##### Given material #####
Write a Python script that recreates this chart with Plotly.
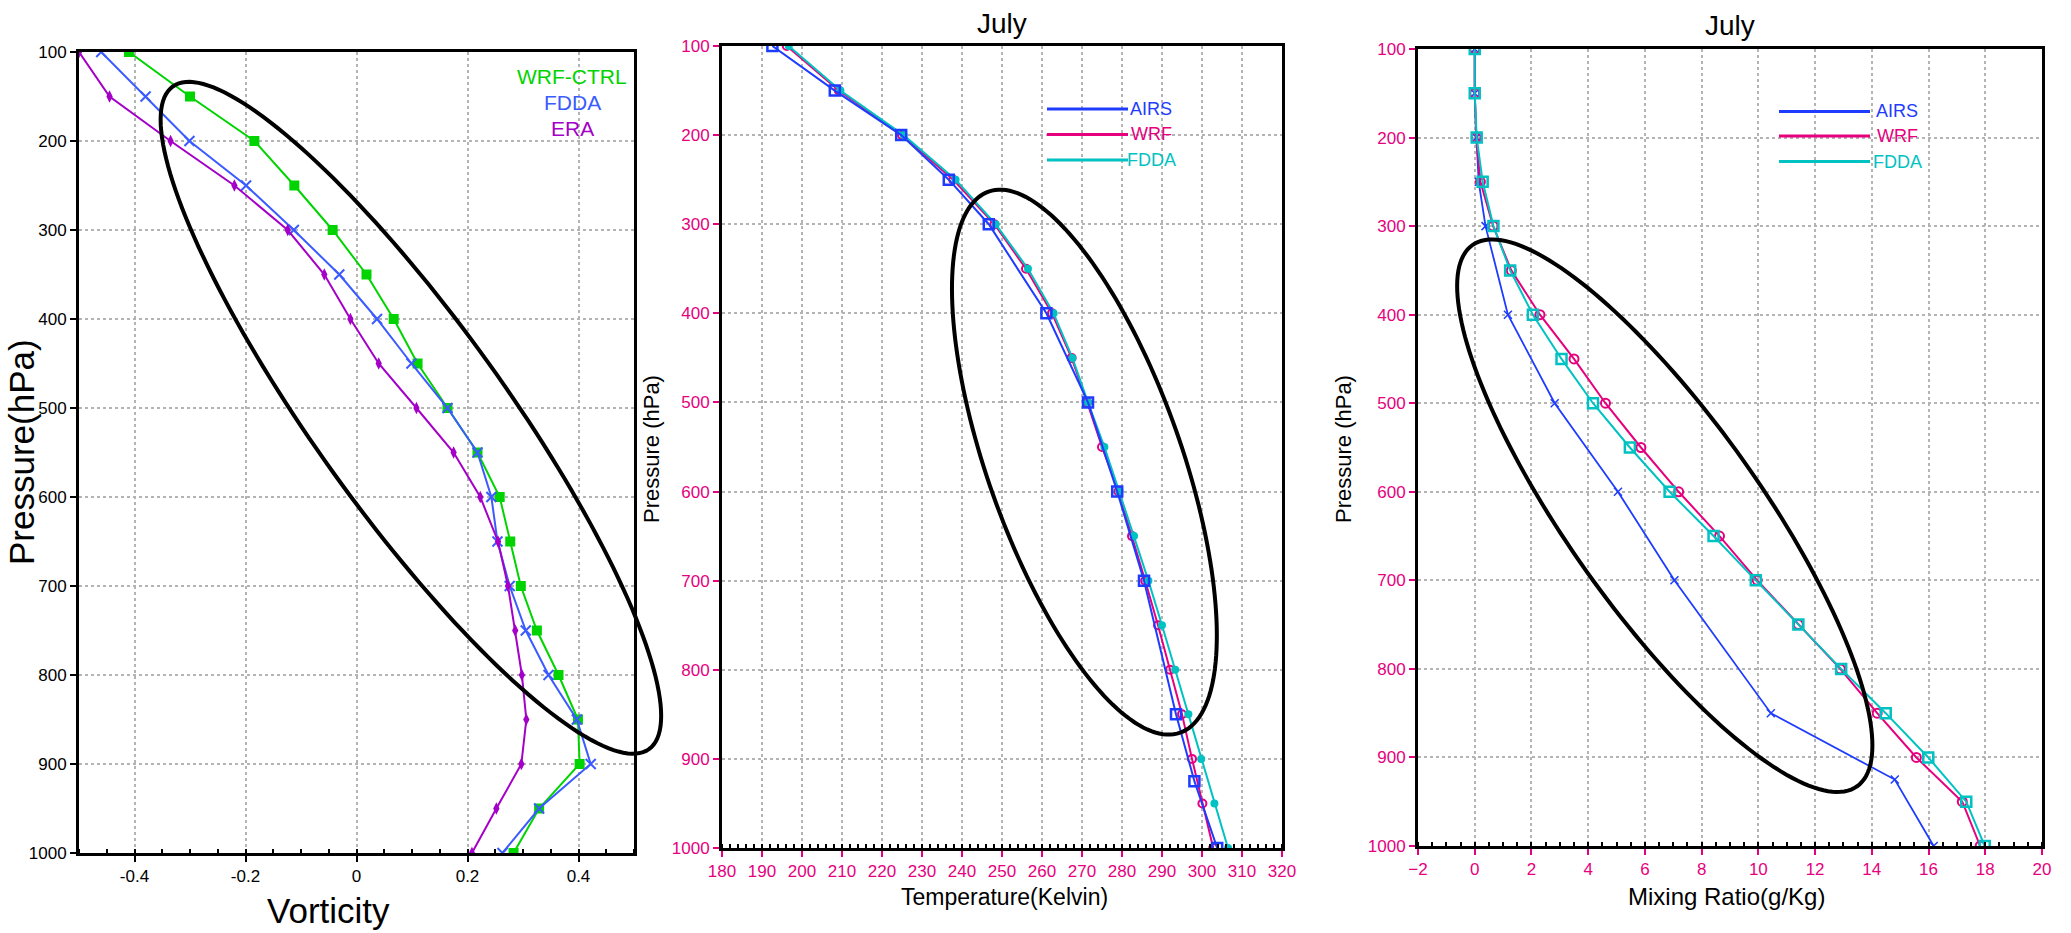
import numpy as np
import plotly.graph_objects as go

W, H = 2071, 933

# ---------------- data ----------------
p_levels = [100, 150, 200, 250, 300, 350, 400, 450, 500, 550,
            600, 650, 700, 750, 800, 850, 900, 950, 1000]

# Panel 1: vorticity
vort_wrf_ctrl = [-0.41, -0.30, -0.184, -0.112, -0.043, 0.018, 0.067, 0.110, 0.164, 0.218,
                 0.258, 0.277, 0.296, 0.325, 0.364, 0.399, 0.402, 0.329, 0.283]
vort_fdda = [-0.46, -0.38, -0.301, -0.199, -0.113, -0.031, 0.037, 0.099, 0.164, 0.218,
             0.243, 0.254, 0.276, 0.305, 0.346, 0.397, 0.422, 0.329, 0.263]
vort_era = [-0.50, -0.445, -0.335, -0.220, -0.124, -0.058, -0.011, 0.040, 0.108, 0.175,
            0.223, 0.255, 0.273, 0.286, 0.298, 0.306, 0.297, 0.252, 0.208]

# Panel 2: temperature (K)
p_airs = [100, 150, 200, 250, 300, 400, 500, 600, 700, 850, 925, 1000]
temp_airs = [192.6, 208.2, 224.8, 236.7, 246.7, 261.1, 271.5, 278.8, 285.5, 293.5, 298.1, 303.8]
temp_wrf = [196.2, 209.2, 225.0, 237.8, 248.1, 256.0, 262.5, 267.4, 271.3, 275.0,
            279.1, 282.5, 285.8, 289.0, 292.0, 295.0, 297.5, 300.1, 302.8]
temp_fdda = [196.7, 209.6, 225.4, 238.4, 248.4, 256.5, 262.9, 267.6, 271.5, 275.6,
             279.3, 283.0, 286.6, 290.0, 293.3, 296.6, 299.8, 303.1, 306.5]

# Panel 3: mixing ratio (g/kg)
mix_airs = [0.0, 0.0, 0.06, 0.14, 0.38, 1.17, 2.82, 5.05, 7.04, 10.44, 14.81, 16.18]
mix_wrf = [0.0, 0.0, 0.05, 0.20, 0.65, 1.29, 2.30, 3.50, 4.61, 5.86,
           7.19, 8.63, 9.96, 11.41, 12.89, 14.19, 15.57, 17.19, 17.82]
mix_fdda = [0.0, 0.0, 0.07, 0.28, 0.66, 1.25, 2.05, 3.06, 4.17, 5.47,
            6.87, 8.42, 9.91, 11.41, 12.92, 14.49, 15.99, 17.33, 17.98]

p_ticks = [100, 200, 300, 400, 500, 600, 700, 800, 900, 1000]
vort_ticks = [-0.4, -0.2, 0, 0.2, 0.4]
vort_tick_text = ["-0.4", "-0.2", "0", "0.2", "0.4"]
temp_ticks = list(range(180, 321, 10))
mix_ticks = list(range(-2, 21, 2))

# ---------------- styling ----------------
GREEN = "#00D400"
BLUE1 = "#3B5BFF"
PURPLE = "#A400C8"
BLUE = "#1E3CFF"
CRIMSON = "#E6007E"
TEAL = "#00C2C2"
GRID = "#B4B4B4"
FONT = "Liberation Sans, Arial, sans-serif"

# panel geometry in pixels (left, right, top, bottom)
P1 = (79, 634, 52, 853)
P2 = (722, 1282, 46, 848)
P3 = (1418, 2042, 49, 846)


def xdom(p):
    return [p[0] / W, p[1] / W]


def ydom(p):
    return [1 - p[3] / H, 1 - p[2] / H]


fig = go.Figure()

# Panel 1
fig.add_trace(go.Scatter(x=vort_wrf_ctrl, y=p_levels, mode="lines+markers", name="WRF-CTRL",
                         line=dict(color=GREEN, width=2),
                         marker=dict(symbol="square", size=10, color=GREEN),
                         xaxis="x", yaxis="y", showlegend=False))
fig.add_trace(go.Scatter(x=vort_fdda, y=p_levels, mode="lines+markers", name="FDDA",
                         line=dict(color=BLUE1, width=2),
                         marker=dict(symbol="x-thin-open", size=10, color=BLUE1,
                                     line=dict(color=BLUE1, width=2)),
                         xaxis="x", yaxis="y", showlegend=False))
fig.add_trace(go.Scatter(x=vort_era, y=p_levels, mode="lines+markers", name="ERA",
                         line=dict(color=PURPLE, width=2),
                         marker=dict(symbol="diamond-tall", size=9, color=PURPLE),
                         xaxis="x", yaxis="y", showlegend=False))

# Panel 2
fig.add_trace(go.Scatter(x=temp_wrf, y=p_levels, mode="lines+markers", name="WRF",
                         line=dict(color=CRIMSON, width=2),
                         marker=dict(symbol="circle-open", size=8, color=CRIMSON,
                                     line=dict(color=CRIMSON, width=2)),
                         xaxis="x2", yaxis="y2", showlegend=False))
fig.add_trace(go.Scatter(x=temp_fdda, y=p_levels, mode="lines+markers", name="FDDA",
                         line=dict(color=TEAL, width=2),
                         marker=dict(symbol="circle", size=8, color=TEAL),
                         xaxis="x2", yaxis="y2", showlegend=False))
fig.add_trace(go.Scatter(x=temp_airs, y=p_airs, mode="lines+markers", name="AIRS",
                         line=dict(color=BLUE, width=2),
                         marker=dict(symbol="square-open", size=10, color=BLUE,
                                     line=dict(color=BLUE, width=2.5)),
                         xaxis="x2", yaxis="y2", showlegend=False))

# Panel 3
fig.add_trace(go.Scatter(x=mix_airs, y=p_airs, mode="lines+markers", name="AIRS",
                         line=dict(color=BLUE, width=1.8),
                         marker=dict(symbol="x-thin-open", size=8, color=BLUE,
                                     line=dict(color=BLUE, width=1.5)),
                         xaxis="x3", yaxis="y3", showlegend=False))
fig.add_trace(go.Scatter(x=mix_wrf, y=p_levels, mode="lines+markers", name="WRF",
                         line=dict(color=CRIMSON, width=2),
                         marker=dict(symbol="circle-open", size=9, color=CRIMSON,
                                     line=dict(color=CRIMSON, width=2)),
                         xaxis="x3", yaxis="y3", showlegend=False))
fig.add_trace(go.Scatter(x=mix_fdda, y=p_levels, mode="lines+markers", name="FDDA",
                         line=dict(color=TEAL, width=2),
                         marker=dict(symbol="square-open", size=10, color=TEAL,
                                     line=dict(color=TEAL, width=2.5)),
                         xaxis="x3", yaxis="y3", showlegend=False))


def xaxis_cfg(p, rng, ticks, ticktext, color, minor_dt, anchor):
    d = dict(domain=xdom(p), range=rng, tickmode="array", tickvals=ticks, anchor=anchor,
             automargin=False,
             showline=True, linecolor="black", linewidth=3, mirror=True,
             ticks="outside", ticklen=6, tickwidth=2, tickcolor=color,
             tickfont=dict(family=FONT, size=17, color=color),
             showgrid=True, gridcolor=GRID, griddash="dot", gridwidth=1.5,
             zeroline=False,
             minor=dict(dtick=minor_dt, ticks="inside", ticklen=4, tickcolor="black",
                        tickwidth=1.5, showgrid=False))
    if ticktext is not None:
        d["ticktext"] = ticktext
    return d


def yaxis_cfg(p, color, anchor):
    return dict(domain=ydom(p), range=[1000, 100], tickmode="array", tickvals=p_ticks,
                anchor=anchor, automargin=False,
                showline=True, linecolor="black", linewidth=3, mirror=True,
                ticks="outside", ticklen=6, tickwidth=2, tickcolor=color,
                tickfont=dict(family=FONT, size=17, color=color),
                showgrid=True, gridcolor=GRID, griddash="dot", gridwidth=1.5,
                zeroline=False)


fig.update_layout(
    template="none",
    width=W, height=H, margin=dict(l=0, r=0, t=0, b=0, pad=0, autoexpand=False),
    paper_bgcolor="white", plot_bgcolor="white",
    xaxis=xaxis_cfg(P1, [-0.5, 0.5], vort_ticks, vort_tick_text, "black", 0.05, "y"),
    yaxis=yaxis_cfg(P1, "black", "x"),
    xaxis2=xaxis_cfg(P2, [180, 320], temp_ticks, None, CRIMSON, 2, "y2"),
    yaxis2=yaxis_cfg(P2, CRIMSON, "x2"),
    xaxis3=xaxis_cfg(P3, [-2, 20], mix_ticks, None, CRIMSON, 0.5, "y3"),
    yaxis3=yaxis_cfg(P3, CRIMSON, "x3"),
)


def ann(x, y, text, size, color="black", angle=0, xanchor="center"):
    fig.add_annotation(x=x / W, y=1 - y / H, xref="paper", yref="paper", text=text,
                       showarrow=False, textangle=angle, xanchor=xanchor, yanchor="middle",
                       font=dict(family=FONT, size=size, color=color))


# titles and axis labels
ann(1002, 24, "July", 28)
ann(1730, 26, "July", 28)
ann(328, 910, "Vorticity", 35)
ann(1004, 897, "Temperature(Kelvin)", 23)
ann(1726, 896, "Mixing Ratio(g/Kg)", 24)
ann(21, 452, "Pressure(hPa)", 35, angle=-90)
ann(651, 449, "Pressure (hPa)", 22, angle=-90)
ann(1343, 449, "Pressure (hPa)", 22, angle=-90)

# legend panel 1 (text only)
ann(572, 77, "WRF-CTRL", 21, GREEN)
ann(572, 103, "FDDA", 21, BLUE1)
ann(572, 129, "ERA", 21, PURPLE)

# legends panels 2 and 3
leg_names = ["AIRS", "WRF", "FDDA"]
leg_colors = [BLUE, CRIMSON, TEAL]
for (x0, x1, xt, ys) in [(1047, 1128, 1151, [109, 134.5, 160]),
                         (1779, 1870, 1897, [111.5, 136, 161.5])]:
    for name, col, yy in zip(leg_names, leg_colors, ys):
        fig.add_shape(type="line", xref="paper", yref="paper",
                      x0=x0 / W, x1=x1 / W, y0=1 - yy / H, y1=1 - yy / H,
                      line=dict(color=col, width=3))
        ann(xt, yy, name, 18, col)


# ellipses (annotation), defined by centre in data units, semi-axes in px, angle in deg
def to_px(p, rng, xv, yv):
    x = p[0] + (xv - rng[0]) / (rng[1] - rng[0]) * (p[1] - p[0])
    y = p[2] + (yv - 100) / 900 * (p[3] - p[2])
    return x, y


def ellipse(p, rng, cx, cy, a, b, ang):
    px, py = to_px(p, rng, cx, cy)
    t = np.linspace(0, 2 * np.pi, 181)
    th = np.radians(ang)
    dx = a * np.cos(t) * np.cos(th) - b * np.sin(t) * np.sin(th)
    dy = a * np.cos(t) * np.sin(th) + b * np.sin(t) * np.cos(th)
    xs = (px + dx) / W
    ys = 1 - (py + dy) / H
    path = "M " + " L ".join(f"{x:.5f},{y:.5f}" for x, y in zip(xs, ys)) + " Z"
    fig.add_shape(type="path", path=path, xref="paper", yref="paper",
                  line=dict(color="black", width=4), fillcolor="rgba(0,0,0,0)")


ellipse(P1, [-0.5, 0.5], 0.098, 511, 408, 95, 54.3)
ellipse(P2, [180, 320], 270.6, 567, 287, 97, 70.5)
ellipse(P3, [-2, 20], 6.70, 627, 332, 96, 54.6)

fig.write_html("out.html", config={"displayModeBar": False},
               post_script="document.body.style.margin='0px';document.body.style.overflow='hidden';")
#####
- [Exercise] Transcribe exactly, with no pictures, the lines running from the first line of the material through the line holding "W, H = 2071, 933".

- [Written solution]
Write a Python script that recreates this chart with Plotly.
import numpy as np
import plotly.graph_objects as go

W, H = 2071, 933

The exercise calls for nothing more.